I will let Valdis and Klaus expand on the outcome of the mission.
Back in July, I attended the G7 Finance Ministers’ meetings in Chantilly, France, and today I reported briefly to Ministers on these discussions. That led the way to a forward-looking exchange on the economic outlook, going into the autumn. I asked the ECB to present its staff macroeconomic projections from yesterday.
On the G7 agenda, ministers highlighted the risks of digital currencies and Libra in particular, calling for a reflection on how we can take advantage of technological developments to reduce the costs of international financing transactions.
Regarding the economic situation, we are following developments very closely and stand ready to act if risks materialise and things get worse. At the Eurogroup we will coordinate our response. I should add that overall, and despite all the uncertainty looking, we remain positive about the euro area economy, which is still growing, albeit at a slower pace.
In the last crisis, we were able to find a balance in our comprehensive response, combining fiscal policy, structural reforms at national and EU levels and also monetary policy. Going forward, in the face of a downturn, we need to find a new balance and fiscal policy will surely play a part on this.

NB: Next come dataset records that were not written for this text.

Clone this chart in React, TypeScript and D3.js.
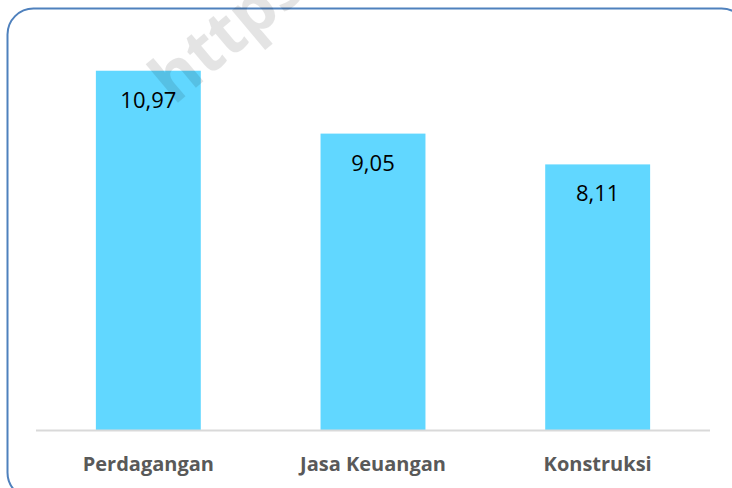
import React from 'react';
import { scaleBand, scaleLinear } from 'd3';

const width = 732;
const height = 488;
const margins = { top: 37, bottom: 58, left: 36, right: 22 };

const categories = ['Perdagangan', 'Jasa Keuangan', 'Konstruksi'];
const values = [10.97, 9.05, 8.11];
const valueLabels = ['10,97', '9,05', '8,11'];

const barColor = '#61d7ff';

export default function App() {
  const xScale = scaleBand()
    .domain(categories)
    .range([margins.left, width - margins.right])
    .paddingInner(0.533)
    .paddingOuter(0.2665);

  const yScale = scaleLinear()
    .domain([0, 12])
    .range([height - margins.bottom, margins.top]);

  const base = yScale(0);

  return (
    <svg
      width={width}
      height={height}
      style={{ position: 'absolute', left: 0, top: 0 }}
    >
      <rect x={0} y={0} width={width} height={height} fill="#ffffff" />
      {/* rounded frame, runs past the right and bottom edges */}
      <rect
        x={7.5}
        y={8.5}
        width={740}
        height={490}
        rx={26}
        ry={26}
        fill="#ffffff"
        stroke="#4f81bd"
        strokeWidth={2}
      />
      {categories.map((c, i) => (
        <g key={c}>
          <rect
            x={xScale(c)}
            y={yScale(values[i])}
            width={xScale.bandwidth()}
            height={base - yScale(values[i])}
            fill={barColor}
          />
          <text
            x={(xScale(c) as number) + xScale.bandwidth() / 2}
            y={yScale(values[i]) + 37}
            textAnchor="middle"
            fontFamily="'Open Sans', 'Noto Sans', sans-serif"
            fontSize={22}
            fill="#000000"
          >
            {valueLabels[i]}
          </text>
          <text
            x={(xScale(c) as number) + xScale.bandwidth() / 2}
            y={base + 41}
            textAnchor="middle"
            fontFamily="'Open Sans', 'Noto Sans', sans-serif"
            fontWeight="bold"
            fontSize={20}
            fill="#595959"
          >
            {c}
          </text>
        </g>
      ))}
      <line
        x1={margins.left}
        x2={width - margins.right}
        y1={base + 0.5}
        y2={base + 0.5}
        stroke="#d9d9d9"
        strokeWidth={2}
      />
      {/* faint watermark, drawn over the bars */}
      <text
        x={174}
        y={106}
        transform="rotate(-40 174 106)"
        fontFamily="'Open Sans', sans-serif"
        fontWeight="bold"
        fontSize={66}
        fill="#000000"
        opacity={0.1}
      >
        https
      </text>
    </svg>
  );
}
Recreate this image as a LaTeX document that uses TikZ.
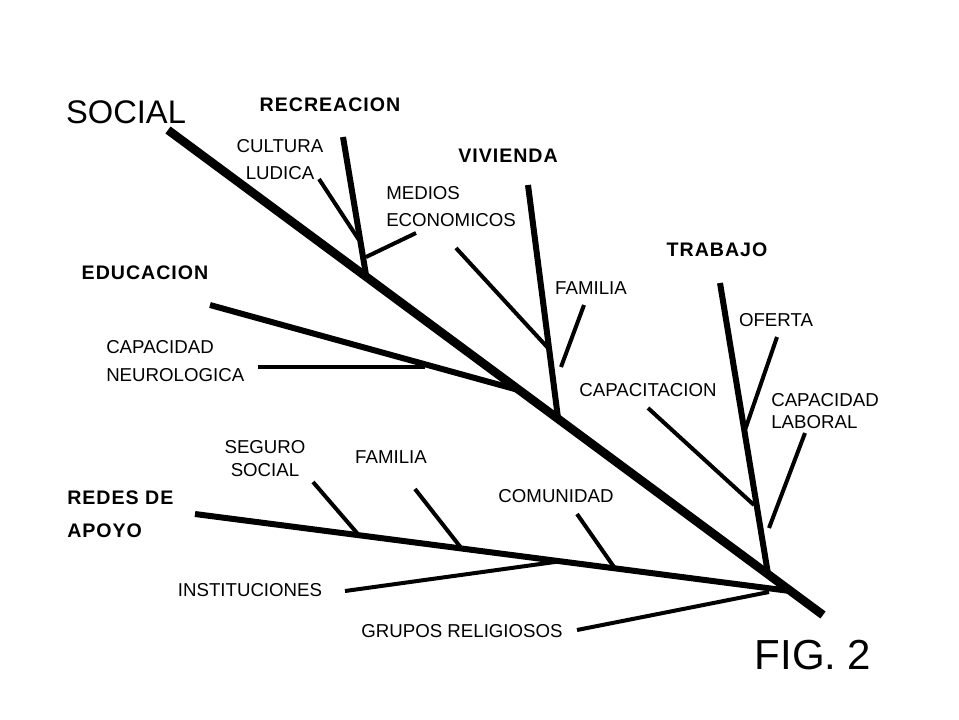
\documentclass[tikz,border=0pt]{standalone}
\usepackage{fontspec}
\setmainfont{Liberation Sans}
\newfontfamily\spacedfont[LetterSpace=5]{Liberation Sans}
\begin{document}
\begin{tikzpicture}[x=0.75pt,y=-0.75pt,
  spine/.style={line width=6.5pt},
  branch/.style={line width=4.5pt},
  twig/.style={line width=3pt},
  lbl/.style={inner sep=0pt, align=center, font=\fontsize{14pt}{#1}\selectfont},
  lbl/.default=17pt,
  head/.style={inner sep=0pt, align=left, font=\spacedfont\bfseries\fontsize{14.7pt}{#1}\selectfont},
  head/.default=18pt]
\path[use as bounding box] (0,0) rectangle (959,719);

% labels
\node[inner sep=0pt, font=\fontsize{24.5pt}{28pt}\selectfont] (social) at (126,112) {SOCIAL};
\node[head] (recreacion) at (330,105) {RECREACION};
\node[lbl=20.25pt] (cultura) at (280,159.5) {CULTURA\\LUDICA};
\node[head] (vivienda) at (508,156) {VIVIENDA};
\node[lbl=20.25pt, align=left, anchor=west] (medios) at (386,206.5) {MEDIOS\\ECONOMICOS};
\node[head] (trabajo) at (717,250) {TRABAJO};
\node[head] (educacion) at (145,273) {EDUCACION};
\node[lbl] (familiaA) at (591,288) {FAMILIA};
\node[lbl] (oferta) at (776,320) {OFERTA};
\node[lbl=21pt, align=left, anchor=west] (capneuro) at (106,361) {CAPACIDAD\\NEUROLOGICA};
\node[lbl] (capacitacion) at (648,390) {CAPACITACION};
\node[lbl=16.5pt, align=left, anchor=west] (caplab) at (771,411) {CAPACIDAD\\LABORAL};
\node[lbl=17.25pt] (seguro) at (265,458.5) {SEGURO\\SOCIAL};
\node[lbl] (familiaB) at (391,457) {FAMILIA};
\node[head=24.75pt, anchor=west] (redes) at (67,514.5) {REDES DE\\APOYO};
\node[lbl] (comunidad) at (556,496) {COMUNIDAD};
\node[lbl] (instit) at (250,590) {INSTITUCIONES};
\node[lbl] (grupos) at (462,631) {GRUPOS RELIGIOSOS};
\node[inner sep=0pt, font=\fontsize{31.5pt}{36pt}\selectfont] (fig) at (813,655) {FIG. 2};

% coordinates
\coordinate (spA) at (168,130);
\coordinate (spB) at (823,615);
\coordinate (recA) at (343,137);
\coordinate (recB) at (366,275);
\coordinate (culA) at (319,179);
\coordinate (culB) at (359,240);
\coordinate (medA) at (416,233);
\coordinate (medB) at (366,257);
\coordinate (vivA) at (528,185);
\coordinate (vivB) at (558,418);
\coordinate (diaA) at (456,248);
\coordinate (diaB) at (548,348);
\coordinate (famA) at (584,305);
\coordinate (famB) at (561,367);
\coordinate (eduA) at (210,305);
\coordinate (eduB) at (522,391);
\coordinate (neuA) at (258,367);
\coordinate (neuB) at (425,367);
\coordinate (traA) at (720,283);
\coordinate (traB) at (768,574);
\coordinate (ofeA) at (777,337);
\coordinate (ofeB) at (745,430);
\coordinate (labA) at (805,433);
\coordinate (labB) at (769,528);
\coordinate (capA) at (648,408);
\coordinate (capB) at (754,505);
\coordinate (redA) at (195,514);
\coordinate (redB) at (790,591);
\coordinate (segA) at (313,482);
\coordinate (segB) at (357,533);
\coordinate (fbA) at (415,489);
\coordinate (fbB) at (462,549);
\coordinate (comA) at (577,514);
\coordinate (comB) at (614,567);
\coordinate (insA) at (345,591);
\coordinate (insB) at (562,561);
\coordinate (gruA) at (577,630);
\coordinate (gruB) at (769,592);

% lines
\draw[spine] (spA) -- (spB);
\draw[branch] (recA) -- (recB);
\draw[twig] (culA) -- (culB);
\draw[twig] (medA) -- (medB);
\draw[branch] (vivA) -- (vivB);
\draw[twig] (diaA) -- (diaB);
\draw[twig] (famA) -- (famB);
\draw[branch] (eduA) -- (eduB);
\draw[twig] (neuA) -- (neuB);
\draw[branch] (traA) -- (traB);
\draw[twig] (ofeA) -- (ofeB);
\draw[twig] (labA) -- (labB);
\draw[twig] (capA) -- (capB);
\draw[branch] (redA) -- (redB);
\draw[twig] (segA) -- (segB);
\draw[twig] (fbA) -- (fbB);
\draw[twig] (comA) -- (comB);
\draw[twig] (insA) -- (insB);
\draw[twig] (gruA) -- (gruB);
\end{tikzpicture}
\end{document}
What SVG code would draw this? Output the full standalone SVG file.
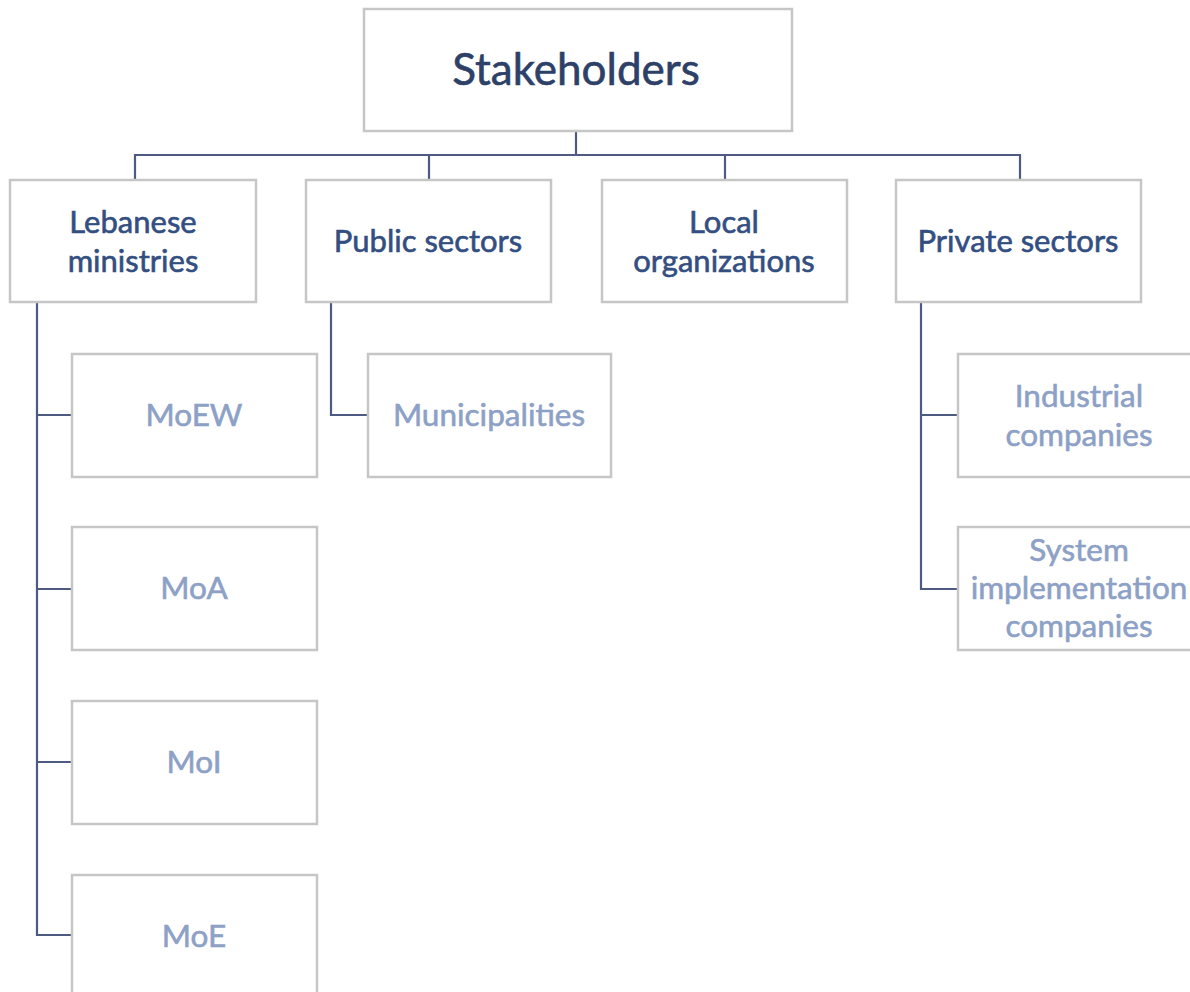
<svg xmlns="http://www.w3.org/2000/svg" width="1190" height="992" viewBox="0 0 1190 992">
<style>
.box{fill:#ffffff;stroke:#c6c6c6;stroke-width:2.5}
.conn{fill:none;stroke:#4d5b82;stroke-width:2.2}
.t0{font-family:Lato,"Liberation Sans",sans-serif;font-size:44px;fill:#2d4068;stroke:#2d4068;stroke-width:0.6;text-anchor:middle;dominant-baseline:central}
.t1{font-family:Lato,"Liberation Sans",sans-serif;font-size:31px;fill:#334e80;stroke:#334e80;stroke-width:0.6;text-anchor:middle;dominant-baseline:central}
.t2{font-family:Lato,"Liberation Sans",sans-serif;font-size:31.5px;fill:#8da1c6;stroke:#8da1c6;stroke-width:0.6;text-anchor:middle;dominant-baseline:central}
</style>
<rect width="1190" height="992" fill="#ffffff"/>
<g id="connectors">
<path class="conn" d="M576 131V155M135 180V155H1020V180M429 155V180M725 155V180"/>
<path class="conn" d="M37 302V935H72M37 415H72M37 589H72M37 762H72"/>
<path class="conn" d="M331 302V415H368"/>
<path class="conn" d="M921 302V589H958M921 415H958"/>
</g>
<g id="stakeholders"><rect class="box" x="364" y="9" width="428" height="122"/><text class="t0" x="576" y="68">Stakeholders</text></g>
<g id="lebanese"><rect class="box" x="10" y="180" width="246" height="122"/><text class="t1" x="133" y="221">Lebanese</text><text class="t1" x="133" y="260">ministries</text></g>
<g id="public"><rect class="box" x="306" y="180" width="245" height="122"/><text class="t1" x="428" y="240">Public sectors</text></g>
<g id="local"><rect class="box" x="602" y="180" width="245" height="122"/><text class="t1" x="724" y="221">Local</text><text class="t1" x="724" y="260">organizations</text></g>
<g id="private"><rect class="box" x="896" y="180" width="245" height="122"/><text class="t1" x="1018" y="240">Private sectors</text></g>
<g id="moew"><rect class="box" x="72" y="354" width="245" height="123"/><text class="t2" x="194" y="414">MoEW</text></g>
<g id="moa"><rect class="box" x="72" y="527" width="245" height="123"/><text class="t2" x="194" y="587">MoA</text></g>
<g id="moi"><rect class="box" x="72" y="701" width="245" height="123"/><text class="t2" x="194" y="761">MoI</text></g>
<g id="moe"><rect class="box" x="72" y="875" width="245" height="123"/><text class="t2" x="194" y="935">MoE</text></g>
<g id="municipalities"><rect class="box" x="368" y="354" width="243" height="123"/><text class="t2" x="489" y="414">Municipalities</text></g>
<g id="industrial"><rect class="box" x="958" y="354" width="245" height="123"/><text class="t2" x="1079" y="395">Industrial</text><text class="t2" x="1079" y="434">companies</text></g>
<g id="system"><rect class="box" x="958" y="527" width="245" height="123"/><text class="t2" x="1079" y="549">System</text><text class="t2" x="1079" y="587">implementation</text><text class="t2" x="1079" y="625">companies</text></g>
</svg>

Another important element of a new balance of policies is the need to reinforce our institutions. This is why we have been reforming the euro area. A key innovation in that debate is the Budgetary Instrument for Convergence and Competitiveness for the euro area, which by now we call BICC – yes, another acronym.
Last June we agreed on a term sheet describing the main features of this tool. Leaders asked us to further work on some open issues, specifically on financing, asking us to report swiftly on appropriate solutions. Swiftly means October, with a view to integrate the broader debate on the next EU budget that will ensue.
Today we reviewed all the open issues under the BICC on the basis of work developed by the Commission during the break: the governance aspects, the financing, the allocation methodology, the modulation procedure and arrangements for the non-participating Member States.
Let me go through, briefly, each of these issues one-by-one.
On the governance, what we want to achieve is a Euro Area governance framework for the BICC, which will be linked with our well-tested European Semester.
One distinctive feature of the BICC is the prominent role of the Eurogroup and the Euro summit in particular in providing strategic guidance and identifying the priorities for investment and reform . Further work will take place at technical level on this subject.
Second, the financing of the BICC. This remains a tricky issue. While some would like to use only the EU budget own resources for the time being, many others reiterate the importance of adding external assigned revenues via an intergovernmental agreement.
We would need to insert a specific enabling clause in the underlying BICC legislation to foresee the possibility of such additional revenues.
Today, I heard broad support to pursue this option of an enabling clause, without prejudging an agreement on the actual intergovernmental agreement.
Third, we also reviewed various options for the allocation key. By this I mean the way the money will be distributed among member states. Given the goal of the instrument, its legal basis and the guidance we got from Leaders, the allocation key must reflect the size and the income or the economic position of each member state. We should be able to come to an agreement by October, following further technical discussions.
Fourth, we also discussed the idea of “modulation” – this is a process whereby national co-financing rates may be reduced. The specific cases where this could happen have yet to be agreed and clarified .
Finally, there is consensus that the BICC should not come at the expense of non-euro area members. We are exploring several options for making this possible, including a different and dedicated instrument.
We will come back to all this at our next meeting in Luxembourg in October to deliver solutions as was requested by Leaders. That means it will probably be a longer meeting.